Data for this exercise -
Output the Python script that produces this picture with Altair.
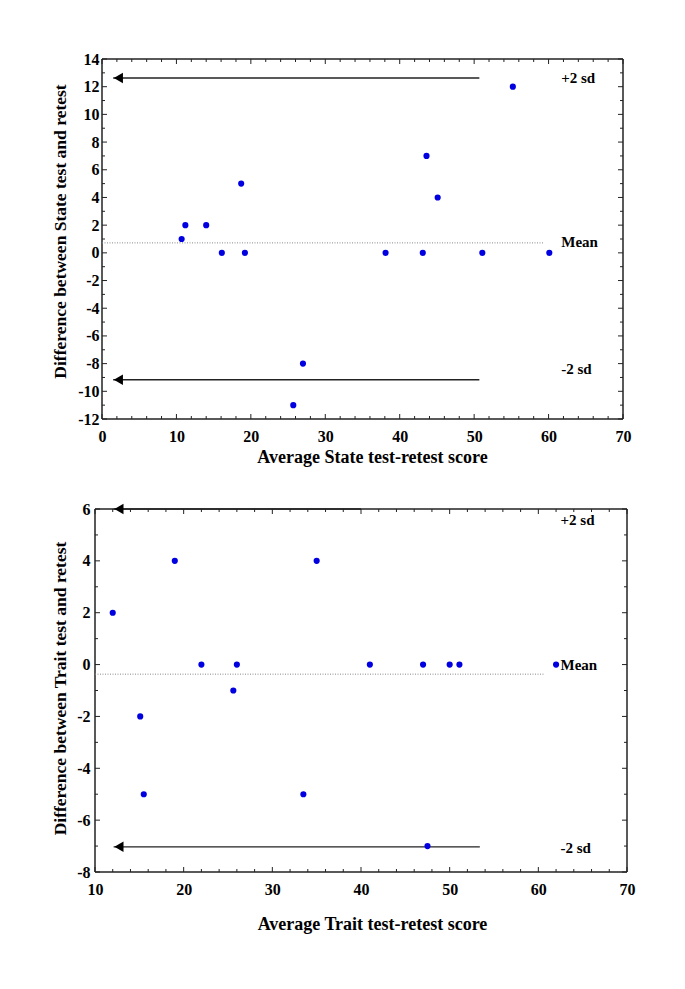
import altair as alt
import pandas as pd

FONT = "Liberation Serif"
BLUE = "#0000e0"
INK = "#222222"

# ---------------- State panel (top) ----------------
state_avg = [10.7, 11.2, 14.0, 16.1, 18.7, 19.2, 25.7, 27.0, 38.1, 43.1, 43.6, 45.1, 51.1, 55.2, 60.1]
state_diff = [1, 2, 2, 0, 5, 0, -11, -8, 0, 0, 7, 4, 0, 12, 0]
state_mean = 0.72
state_mean_x = [0, 59.4]
state_sd_y = [12.63, -9.16]
state_sd_x = [1.5, 50.7]
state_arrow_x = [2.2, 2.2]
state_label_text = ["+2 sd", "Mean", "-2 sd"]
state_label_x = [61.7, 61.7, 61.7]
state_label_y = [12.6, 0.8, -8.4]
state_x_major = [0, 10, 20, 30, 40, 50, 60, 70]
state_x_minor = [2, 4, 6, 8, 12, 14, 16, 18, 22, 24, 26, 28, 32, 34, 36, 38,
                 42, 44, 46, 48, 52, 54, 56, 58, 62, 64, 66, 68]
state_y_major = [-12, -10, -8, -6, -4, -2, 0, 2, 4, 6, 8, 10, 12, 14]
state_y_minor = [-11, -9, -7, -5, -3, -1, 1, 3, 5, 7, 9, 11, 13]

# ---------------- Trait panel (bottom) ----------------
trait_avg = [12.0, 15.1, 15.5, 19.0, 22.0, 25.6, 26.0, 33.5, 35.0, 41.0, 47.0, 47.5, 50.0, 51.1, 62.0]
trait_diff = [2, -2, -5, 4, 0, -1, 0, -5, 4, 0, 0, -7, 0, 0, 0]
trait_mean = -0.37
trait_mean_x = [10, 60.6]
trait_sd_y = [6.0, -7.03]
trait_sd_x_start = [12.1, 12.1]
trait_sd_x_end = [40.0, 53.4]
trait_arrow_x = [12.7, 12.7]
trait_label_text = ["+2 sd", "Mean", "-2 sd"]
trait_label_x = [62.5, 62.5, 62.5]
trait_label_y = [5.58, 0.0, -7.07]
trait_x_major = [10, 20, 30, 40, 50, 60, 70]
trait_x_minor = [12, 14, 16, 18, 22, 24, 26, 28, 32, 34, 36, 38,
                 42, 44, 46, 48, 52, 54, 56, 58, 62, 64, 66, 68]
trait_y_major = [-8, -6, -4, -2, 0, 2, 4, 6]
trait_y_minor = [-7, -5, -3, -1, 1, 3, 5]


def panel(avg, diff, xdom, ydom, xmaj, xmin, ymaj, ymin,
          mean, mean_x, sd_y, sd_x0, sd_x1, arrow_x,
          lab_t, lab_x, lab_y, xtitle, ytitle, W, H, inset,
          title_x, x_title_pad, y_label_pad, y_title_x, y_title_y):
    # the framed plot box starts `inset` px right of the view's left edge
    VW = W + inset
    px_per_unit = W / (xdom[1] - xdom[0])
    x_lo = xdom[0] - inset / px_per_unit

    xaxis = alt.Axis(values=xmaj, labelExpr="toString(datum.value)", ticks=False,
                     domain=False, grid=False,
                     labelFont=FONT, labelFontWeight="bold", labelFontSize=16,
                     labelColor="black", labelPadding=9, labelFlush=False,
                     titleFont=FONT, titleFontWeight="bold", titleFontSize=18,
                     titleColor="black", titlePadding=x_title_pad, titleX=title_x)
    yaxis = alt.Axis(values=ymaj, labelExpr="toString(datum.value)", ticks=False,
                     domain=False, grid=False, offset=-inset,
                     labelFont=FONT, labelFontWeight="bold", labelFontSize=16,
                     labelColor="black", labelPadding=y_label_pad, labelFlush=False,
                     titleFont=FONT, titleFontWeight="bold", titleFontSize=17.5,
                     titleColor="black", titleX=y_title_x, titleY=y_title_y,
                     titleAngle=270, titleBaseline="middle", titleAlign="center")
    xs = alt.Scale(domain=[x_lo, xdom[1]], nice=False, zero=False)
    ys = alt.Scale(domain=ydom, nice=False, zero=False)

    def X(f):
        return alt.X(f, type="quantitative", scale=xs, axis=xaxis, title=xtitle)

    def Y(f):
        return alt.Y(f, type="quantitative", scale=ys, axis=yaxis, title=ytitle)

    one = pd.DataFrame({"k": [0]})
    frame = [
        alt.Chart(one).mark_rule(color=INK, strokeWidth=1.5).encode(
            x=alt.value(inset), y=alt.value(0), y2=alt.value(H)),
        alt.Chart(one).mark_rule(color=INK, strokeWidth=1.5).encode(
            x=alt.value(VW), y=alt.value(0), y2=alt.value(H)),
        alt.Chart(one).mark_rule(color=INK, strokeWidth=1.5).encode(
            x=alt.value(inset), x2=alt.value(VW), y=alt.value(0)),
        alt.Chart(one).mark_rule(color=INK, strokeWidth=1.5).encode(
            x=alt.value(inset), x2=alt.value(VW), y=alt.value(H)),
    ]

    pts = alt.Chart(pd.DataFrame({"a": avg, "d": diff})).mark_circle(
        size=38, color=BLUE, opacity=1).encode(x=X("a"), y=Y("d"))

    mean_rule = alt.Chart(pd.DataFrame({"a": [mean_x[0]], "a2": [mean_x[1]], "d": [mean]})).mark_rule(
        color="#888888", strokeWidth=1, strokeDash=[1, 1.5]).encode(x=X("a"), x2="a2", y=Y("d"))

    sd_rule = alt.Chart(pd.DataFrame({"a": sd_x0, "a2": sd_x1, "d": sd_y})).mark_rule(
        color=INK, strokeWidth=1.4).encode(x=X("a"), x2="a2", y=Y("d"))

    arrows = alt.Chart(pd.DataFrame({"a": arrow_x, "d": sd_y})).mark_point(
        shape="triangle-left", filled=True, color="black", size=110, opacity=1).encode(x=X("a"), y=Y("d"))

    labels = alt.Chart(pd.DataFrame({"a": lab_x, "d": lab_y, "t": lab_t})).mark_text(
        align="left", baseline="middle", font=FONT, fontWeight="bold", fontSize=15,
        color="black").encode(x=X("a"), y=Y("d"), text="t")

    def xticks(vals, ln):
        df = pd.DataFrame({"a": vals})
        b = alt.Chart(df).mark_rule(color=INK, strokeWidth=1).encode(
            x=X("a"), y=alt.value(H), y2=alt.value(H - ln))
        t = alt.Chart(df).mark_rule(color=INK, strokeWidth=1).encode(
            x=X("a"), y=alt.value(0), y2=alt.value(ln))
        return [b, t]

    def yticks(vals, ln):
        df = pd.DataFrame({"d": vals})
        l = alt.Chart(df).mark_rule(color=INK, strokeWidth=1).encode(
            y=Y("d"), x=alt.value(inset), x2=alt.value(inset + ln))
        r = alt.Chart(df).mark_rule(color=INK, strokeWidth=1).encode(
            y=Y("d"), x=alt.value(VW), x2=alt.value(VW - ln))
        return [l, r]

    layers = (frame + xticks(xmaj, 5) + xticks(xmin, 3) + yticks(ymaj, 5) + yticks(ymin, 3)
              + [mean_rule, sd_rule, arrows, pts, labels])
    return alt.layer(*layers).properties(width=VW, height=H,
                                         view=alt.ViewBackground(stroke=None))


top = panel(state_avg, state_diff, [0, 70], [-12, 14],
            state_x_major, state_x_minor, state_y_major, state_y_minor,
            state_mean, state_mean_x, state_sd_y, [state_sd_x[0]] * 2, [state_sd_x[1]] * 2,
            state_arrow_x, state_label_text, state_label_x, state_label_y,
            "Average State test-retest score", "Difference between State test and retest",
            521, 360, 7, 277, 4, 3, -42, 172)

bottom = panel(trait_avg, trait_diff, [10, 70], [-8, 6],
               trait_x_major, trait_x_minor, trait_y_major, trait_y_minor,
               trait_mean, trait_mean_x, trait_sd_y, trait_sd_x_start, trait_sd_x_end,
               trait_arrow_x, trait_label_text, trait_label_x, trait_label_y,
               "Average Trait test-retest score", "Difference between Trait test and retest",
               532, 363, 0, 277, 18, 5, -35, 179)

chart = alt.vconcat(top, bottom, spacing=35).properties(
    padding={"top": 43, "left": 42, "right": 5, "bottom": 5}
).configure_view(stroke=None).configure(background="white")

chart.save("out.html", embed_options={"renderer": "svg", "actions": False})
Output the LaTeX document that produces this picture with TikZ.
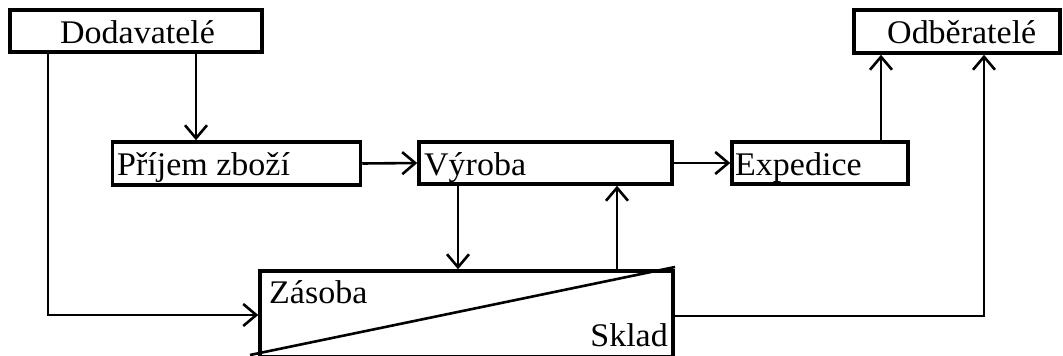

What the task asks -
Omit every picture, and please return the entries exactly from the first line through the line with "7, 9, 11, 13]", both included.

The result -
Output the Python script that produces this picture with Altair.
import altair as alt
import pandas as pd

FONT = "Liberation Serif"
BLUE = "#0000e0"
INK = "#222222"

# ---------------- State panel (top) ----------------
state_avg = [10.7, 11.2, 14.0, 16.1, 18.7, 19.2, 25.7, 27.0, 38.1, 43.1, 43.6, 45.1, 51.1, 55.2, 60.1]
state_diff = [1, 2, 2, 0, 5, 0, -11, -8, 0, 0, 7, 4, 0, 12, 0]
state_mean = 0.72
state_mean_x = [0, 59.4]
state_sd_y = [12.63, -9.16]
state_sd_x = [1.5, 50.7]
state_arrow_x = [2.2, 2.2]
state_label_text = ["+2 sd", "Mean", "-2 sd"]
state_label_x = [61.7, 61.7, 61.7]
state_label_y = [12.6, 0.8, -8.4]
state_x_major = [0, 10, 20, 30, 40, 50, 60, 70]
state_x_minor = [2, 4, 6, 8, 12, 14, 16, 18, 22, 24, 26, 28, 32, 34, 36, 38,
                 42, 44, 46, 48, 52, 54, 56, 58, 62, 64, 66, 68]
state_y_major = [-12, -10, -8, -6, -4, -2, 0, 2, 4, 6, 8, 10, 12, 14]
state_y_minor = [-11, -9, -7, -5, -3, -1, 1, 3, 5, 7, 9, 11, 13]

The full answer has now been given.